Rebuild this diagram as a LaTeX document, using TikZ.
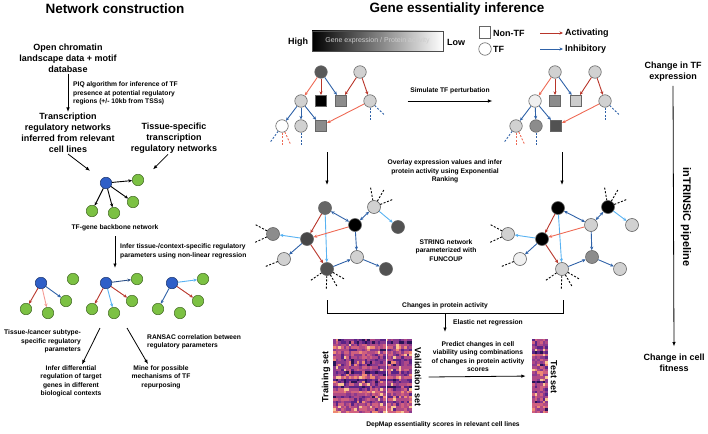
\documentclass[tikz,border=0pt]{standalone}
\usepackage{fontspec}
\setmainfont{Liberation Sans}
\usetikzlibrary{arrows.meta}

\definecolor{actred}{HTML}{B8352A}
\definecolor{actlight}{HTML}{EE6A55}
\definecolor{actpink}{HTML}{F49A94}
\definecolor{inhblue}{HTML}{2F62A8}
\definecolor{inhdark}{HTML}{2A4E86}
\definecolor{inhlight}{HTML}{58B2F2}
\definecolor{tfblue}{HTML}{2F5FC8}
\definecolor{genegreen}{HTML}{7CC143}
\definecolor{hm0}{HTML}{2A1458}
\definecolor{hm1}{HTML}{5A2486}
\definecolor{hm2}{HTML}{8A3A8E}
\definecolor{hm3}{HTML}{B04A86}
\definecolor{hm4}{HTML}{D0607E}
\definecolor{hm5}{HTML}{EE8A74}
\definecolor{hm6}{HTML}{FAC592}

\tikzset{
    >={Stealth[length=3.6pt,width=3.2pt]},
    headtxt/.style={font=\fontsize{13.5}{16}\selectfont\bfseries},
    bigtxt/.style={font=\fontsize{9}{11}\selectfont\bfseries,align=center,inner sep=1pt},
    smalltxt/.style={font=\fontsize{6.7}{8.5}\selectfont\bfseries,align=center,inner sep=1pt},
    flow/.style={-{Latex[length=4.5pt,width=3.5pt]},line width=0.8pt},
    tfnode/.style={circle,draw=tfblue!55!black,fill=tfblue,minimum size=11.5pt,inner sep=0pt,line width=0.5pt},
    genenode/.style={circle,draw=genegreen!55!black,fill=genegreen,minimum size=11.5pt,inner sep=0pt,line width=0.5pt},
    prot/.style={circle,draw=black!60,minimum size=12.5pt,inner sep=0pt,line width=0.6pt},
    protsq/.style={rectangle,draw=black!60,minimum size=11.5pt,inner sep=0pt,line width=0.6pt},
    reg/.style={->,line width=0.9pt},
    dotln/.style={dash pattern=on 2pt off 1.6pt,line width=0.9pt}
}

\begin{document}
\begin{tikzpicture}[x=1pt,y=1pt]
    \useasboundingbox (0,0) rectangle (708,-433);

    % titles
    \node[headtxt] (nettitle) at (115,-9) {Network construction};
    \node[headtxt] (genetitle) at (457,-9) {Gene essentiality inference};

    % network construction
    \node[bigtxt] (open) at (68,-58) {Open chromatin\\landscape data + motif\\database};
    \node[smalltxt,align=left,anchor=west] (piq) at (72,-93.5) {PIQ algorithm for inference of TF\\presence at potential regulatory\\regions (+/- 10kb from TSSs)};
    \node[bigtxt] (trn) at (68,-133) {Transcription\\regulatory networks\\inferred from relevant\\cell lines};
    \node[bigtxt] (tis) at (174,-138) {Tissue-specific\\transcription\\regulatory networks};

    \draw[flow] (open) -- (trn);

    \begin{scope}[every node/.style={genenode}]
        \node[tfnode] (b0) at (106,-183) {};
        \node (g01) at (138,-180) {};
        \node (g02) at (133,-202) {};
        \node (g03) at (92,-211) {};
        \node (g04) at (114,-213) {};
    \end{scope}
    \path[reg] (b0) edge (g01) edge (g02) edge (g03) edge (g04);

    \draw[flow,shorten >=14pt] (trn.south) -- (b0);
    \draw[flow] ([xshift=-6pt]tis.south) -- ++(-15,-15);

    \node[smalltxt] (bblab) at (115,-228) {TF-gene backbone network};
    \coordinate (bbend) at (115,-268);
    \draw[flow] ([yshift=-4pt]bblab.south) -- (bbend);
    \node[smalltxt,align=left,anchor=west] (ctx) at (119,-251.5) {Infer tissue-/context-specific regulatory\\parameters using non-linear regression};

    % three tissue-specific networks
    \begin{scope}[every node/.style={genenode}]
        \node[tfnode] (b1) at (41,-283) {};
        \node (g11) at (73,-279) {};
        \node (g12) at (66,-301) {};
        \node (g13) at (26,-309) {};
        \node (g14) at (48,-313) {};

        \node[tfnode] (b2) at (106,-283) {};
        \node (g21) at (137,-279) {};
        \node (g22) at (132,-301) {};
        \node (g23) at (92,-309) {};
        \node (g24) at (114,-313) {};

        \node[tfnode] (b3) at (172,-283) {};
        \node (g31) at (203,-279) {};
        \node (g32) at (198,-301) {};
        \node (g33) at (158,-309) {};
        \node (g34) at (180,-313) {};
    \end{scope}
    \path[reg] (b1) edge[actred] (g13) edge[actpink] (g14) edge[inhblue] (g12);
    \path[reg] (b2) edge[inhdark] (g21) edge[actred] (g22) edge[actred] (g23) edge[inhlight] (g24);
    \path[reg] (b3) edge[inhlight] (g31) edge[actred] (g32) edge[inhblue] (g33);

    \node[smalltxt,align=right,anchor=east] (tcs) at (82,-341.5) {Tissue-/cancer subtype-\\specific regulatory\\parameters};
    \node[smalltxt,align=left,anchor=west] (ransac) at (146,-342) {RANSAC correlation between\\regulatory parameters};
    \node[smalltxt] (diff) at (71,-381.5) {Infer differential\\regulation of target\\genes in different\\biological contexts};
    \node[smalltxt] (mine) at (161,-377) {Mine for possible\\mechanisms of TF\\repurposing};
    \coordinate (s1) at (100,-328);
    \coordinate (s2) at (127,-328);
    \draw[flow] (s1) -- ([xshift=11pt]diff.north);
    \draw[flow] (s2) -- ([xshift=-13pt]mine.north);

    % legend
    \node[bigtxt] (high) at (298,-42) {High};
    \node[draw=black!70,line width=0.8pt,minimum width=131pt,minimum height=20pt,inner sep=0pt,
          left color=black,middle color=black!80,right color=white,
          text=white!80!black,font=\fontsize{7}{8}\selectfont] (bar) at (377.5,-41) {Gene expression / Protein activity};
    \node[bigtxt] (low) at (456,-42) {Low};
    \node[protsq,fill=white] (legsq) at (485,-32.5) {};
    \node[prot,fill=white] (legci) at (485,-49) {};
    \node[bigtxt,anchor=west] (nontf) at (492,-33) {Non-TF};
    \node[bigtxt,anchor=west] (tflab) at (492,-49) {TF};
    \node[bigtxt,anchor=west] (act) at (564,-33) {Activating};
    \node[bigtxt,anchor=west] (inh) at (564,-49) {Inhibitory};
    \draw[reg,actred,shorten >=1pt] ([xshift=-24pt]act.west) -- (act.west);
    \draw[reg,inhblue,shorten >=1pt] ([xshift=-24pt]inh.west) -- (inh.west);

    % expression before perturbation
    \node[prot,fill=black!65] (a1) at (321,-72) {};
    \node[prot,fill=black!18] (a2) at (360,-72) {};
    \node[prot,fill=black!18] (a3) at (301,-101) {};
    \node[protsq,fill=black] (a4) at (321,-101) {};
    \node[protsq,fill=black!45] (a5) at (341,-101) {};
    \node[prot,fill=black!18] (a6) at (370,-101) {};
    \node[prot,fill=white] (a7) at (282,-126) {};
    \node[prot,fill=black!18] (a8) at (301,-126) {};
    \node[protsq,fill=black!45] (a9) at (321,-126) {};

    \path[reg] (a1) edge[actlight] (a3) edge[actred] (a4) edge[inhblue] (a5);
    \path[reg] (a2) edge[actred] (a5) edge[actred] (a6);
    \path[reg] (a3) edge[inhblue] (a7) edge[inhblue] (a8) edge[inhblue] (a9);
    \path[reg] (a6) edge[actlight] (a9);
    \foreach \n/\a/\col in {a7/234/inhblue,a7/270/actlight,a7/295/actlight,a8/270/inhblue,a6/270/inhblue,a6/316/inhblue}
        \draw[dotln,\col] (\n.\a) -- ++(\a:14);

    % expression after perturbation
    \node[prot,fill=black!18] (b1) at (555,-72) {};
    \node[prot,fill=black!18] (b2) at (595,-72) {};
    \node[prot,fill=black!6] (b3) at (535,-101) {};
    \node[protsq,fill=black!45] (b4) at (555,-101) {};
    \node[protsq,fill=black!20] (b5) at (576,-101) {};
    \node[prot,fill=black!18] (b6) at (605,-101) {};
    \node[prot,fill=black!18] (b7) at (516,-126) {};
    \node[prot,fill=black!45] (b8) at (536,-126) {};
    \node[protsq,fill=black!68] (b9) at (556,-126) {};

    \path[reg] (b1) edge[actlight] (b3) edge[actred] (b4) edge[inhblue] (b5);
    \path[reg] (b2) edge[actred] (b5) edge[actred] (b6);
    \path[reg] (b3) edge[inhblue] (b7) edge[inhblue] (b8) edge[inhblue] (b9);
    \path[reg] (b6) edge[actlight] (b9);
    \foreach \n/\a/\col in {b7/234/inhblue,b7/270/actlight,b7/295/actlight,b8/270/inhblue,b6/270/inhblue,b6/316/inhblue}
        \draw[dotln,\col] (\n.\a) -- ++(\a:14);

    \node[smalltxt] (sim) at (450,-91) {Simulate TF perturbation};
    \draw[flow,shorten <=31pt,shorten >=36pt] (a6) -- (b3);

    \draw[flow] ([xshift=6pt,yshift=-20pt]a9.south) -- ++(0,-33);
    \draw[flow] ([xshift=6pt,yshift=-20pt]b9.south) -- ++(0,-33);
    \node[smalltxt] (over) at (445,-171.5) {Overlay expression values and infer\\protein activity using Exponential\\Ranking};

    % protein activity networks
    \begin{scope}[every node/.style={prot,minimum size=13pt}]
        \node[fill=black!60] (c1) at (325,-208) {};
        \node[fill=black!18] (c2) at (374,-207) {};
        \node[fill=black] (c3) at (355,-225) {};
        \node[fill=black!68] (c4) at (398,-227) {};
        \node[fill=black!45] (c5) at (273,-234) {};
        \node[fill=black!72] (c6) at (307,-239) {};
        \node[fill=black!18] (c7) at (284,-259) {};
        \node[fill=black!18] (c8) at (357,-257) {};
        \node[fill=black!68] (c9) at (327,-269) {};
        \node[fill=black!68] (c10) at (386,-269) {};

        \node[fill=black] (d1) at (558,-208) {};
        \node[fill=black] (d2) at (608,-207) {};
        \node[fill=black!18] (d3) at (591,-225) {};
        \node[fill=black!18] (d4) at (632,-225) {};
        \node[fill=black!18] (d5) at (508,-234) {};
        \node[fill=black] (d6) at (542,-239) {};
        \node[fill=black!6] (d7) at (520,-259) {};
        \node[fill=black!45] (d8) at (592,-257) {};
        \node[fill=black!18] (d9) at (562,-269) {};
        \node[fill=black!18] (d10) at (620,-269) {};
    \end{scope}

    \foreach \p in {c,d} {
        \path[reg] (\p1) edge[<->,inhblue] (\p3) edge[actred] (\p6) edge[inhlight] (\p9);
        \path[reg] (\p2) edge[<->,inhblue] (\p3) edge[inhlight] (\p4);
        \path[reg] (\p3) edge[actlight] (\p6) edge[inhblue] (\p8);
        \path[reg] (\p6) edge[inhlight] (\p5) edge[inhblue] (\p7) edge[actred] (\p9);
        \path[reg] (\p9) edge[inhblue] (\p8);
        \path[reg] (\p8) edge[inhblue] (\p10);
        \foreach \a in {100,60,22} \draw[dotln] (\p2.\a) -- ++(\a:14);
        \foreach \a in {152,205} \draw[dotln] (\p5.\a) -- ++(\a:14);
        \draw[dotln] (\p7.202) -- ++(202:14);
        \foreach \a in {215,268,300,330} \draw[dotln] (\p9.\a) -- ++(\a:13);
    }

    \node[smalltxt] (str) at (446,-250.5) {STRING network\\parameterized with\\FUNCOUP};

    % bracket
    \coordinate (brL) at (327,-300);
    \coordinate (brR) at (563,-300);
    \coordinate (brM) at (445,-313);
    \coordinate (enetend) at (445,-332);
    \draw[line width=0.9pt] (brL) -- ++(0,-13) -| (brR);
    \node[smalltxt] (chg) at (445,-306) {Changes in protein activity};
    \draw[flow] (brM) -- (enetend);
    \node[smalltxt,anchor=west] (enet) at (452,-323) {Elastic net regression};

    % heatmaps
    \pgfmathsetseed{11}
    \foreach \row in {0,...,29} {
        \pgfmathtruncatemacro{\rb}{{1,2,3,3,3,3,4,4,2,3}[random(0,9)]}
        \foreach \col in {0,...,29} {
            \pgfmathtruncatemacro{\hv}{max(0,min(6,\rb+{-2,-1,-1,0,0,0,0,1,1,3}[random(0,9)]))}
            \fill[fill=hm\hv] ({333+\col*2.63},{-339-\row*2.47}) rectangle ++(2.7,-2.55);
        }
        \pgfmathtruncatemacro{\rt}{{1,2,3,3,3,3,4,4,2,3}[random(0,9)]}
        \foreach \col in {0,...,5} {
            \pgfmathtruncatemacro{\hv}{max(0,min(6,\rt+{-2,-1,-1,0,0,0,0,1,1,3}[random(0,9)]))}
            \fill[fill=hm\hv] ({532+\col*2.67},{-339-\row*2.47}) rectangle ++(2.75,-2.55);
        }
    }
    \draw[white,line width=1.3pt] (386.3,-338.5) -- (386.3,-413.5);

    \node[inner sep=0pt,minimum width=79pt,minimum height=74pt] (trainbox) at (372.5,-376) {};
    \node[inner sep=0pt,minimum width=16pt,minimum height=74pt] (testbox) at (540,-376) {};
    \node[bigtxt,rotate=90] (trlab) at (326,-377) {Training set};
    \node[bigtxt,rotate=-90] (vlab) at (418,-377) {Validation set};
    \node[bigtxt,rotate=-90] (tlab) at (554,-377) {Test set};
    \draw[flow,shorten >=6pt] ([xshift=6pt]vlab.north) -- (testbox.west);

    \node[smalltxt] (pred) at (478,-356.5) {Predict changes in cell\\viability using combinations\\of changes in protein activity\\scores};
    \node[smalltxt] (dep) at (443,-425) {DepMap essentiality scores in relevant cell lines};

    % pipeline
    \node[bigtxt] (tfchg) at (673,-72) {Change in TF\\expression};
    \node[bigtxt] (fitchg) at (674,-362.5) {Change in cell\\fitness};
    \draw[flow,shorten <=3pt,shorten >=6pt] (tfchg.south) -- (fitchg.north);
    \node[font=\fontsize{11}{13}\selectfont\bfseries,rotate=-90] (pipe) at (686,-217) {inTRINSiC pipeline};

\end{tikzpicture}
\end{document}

THE REQUEST →
Go from the first line of the listing to the line holding "(0,0) rectangle (708,-433);" and, please, transcribe those lines exactly, both included, with no pictures.

THE SOLUTION →
Rebuild this diagram as a LaTeX document, using TikZ.
\documentclass[tikz,border=0pt]{standalone}
\usepackage{fontspec}
\setmainfont{Liberation Sans}
\usetikzlibrary{arrows.meta}

\definecolor{actred}{HTML}{B8352A}
\definecolor{actlight}{HTML}{EE6A55}
\definecolor{actpink}{HTML}{F49A94}
\definecolor{inhblue}{HTML}{2F62A8}
\definecolor{inhdark}{HTML}{2A4E86}
\definecolor{inhlight}{HTML}{58B2F2}
\definecolor{tfblue}{HTML}{2F5FC8}
\definecolor{genegreen}{HTML}{7CC143}
\definecolor{hm0}{HTML}{2A1458}
\definecolor{hm1}{HTML}{5A2486}
\definecolor{hm2}{HTML}{8A3A8E}
\definecolor{hm3}{HTML}{B04A86}
\definecolor{hm4}{HTML}{D0607E}
\definecolor{hm5}{HTML}{EE8A74}
\definecolor{hm6}{HTML}{FAC592}

\tikzset{
    >={Stealth[length=3.6pt,width=3.2pt]},
    headtxt/.style={font=\fontsize{13.5}{16}\selectfont\bfseries},
    bigtxt/.style={font=\fontsize{9}{11}\selectfont\bfseries,align=center,inner sep=1pt},
    smalltxt/.style={font=\fontsize{6.7}{8.5}\selectfont\bfseries,align=center,inner sep=1pt},
    flow/.style={-{Latex[length=4.5pt,width=3.5pt]},line width=0.8pt},
    tfnode/.style={circle,draw=tfblue!55!black,fill=tfblue,minimum size=11.5pt,inner sep=0pt,line width=0.5pt},
    genenode/.style={circle,draw=genegreen!55!black,fill=genegreen,minimum size=11.5pt,inner sep=0pt,line width=0.5pt},
    prot/.style={circle,draw=black!60,minimum size=12.5pt,inner sep=0pt,line width=0.6pt},
    protsq/.style={rectangle,draw=black!60,minimum size=11.5pt,inner sep=0pt,line width=0.6pt},
    reg/.style={->,line width=0.9pt},
    dotln/.style={dash pattern=on 2pt off 1.6pt,line width=0.9pt}
}

\begin{document}
\begin{tikzpicture}[x=1pt,y=1pt]
    \useasboundingbox (0,0) rectangle (708,-433);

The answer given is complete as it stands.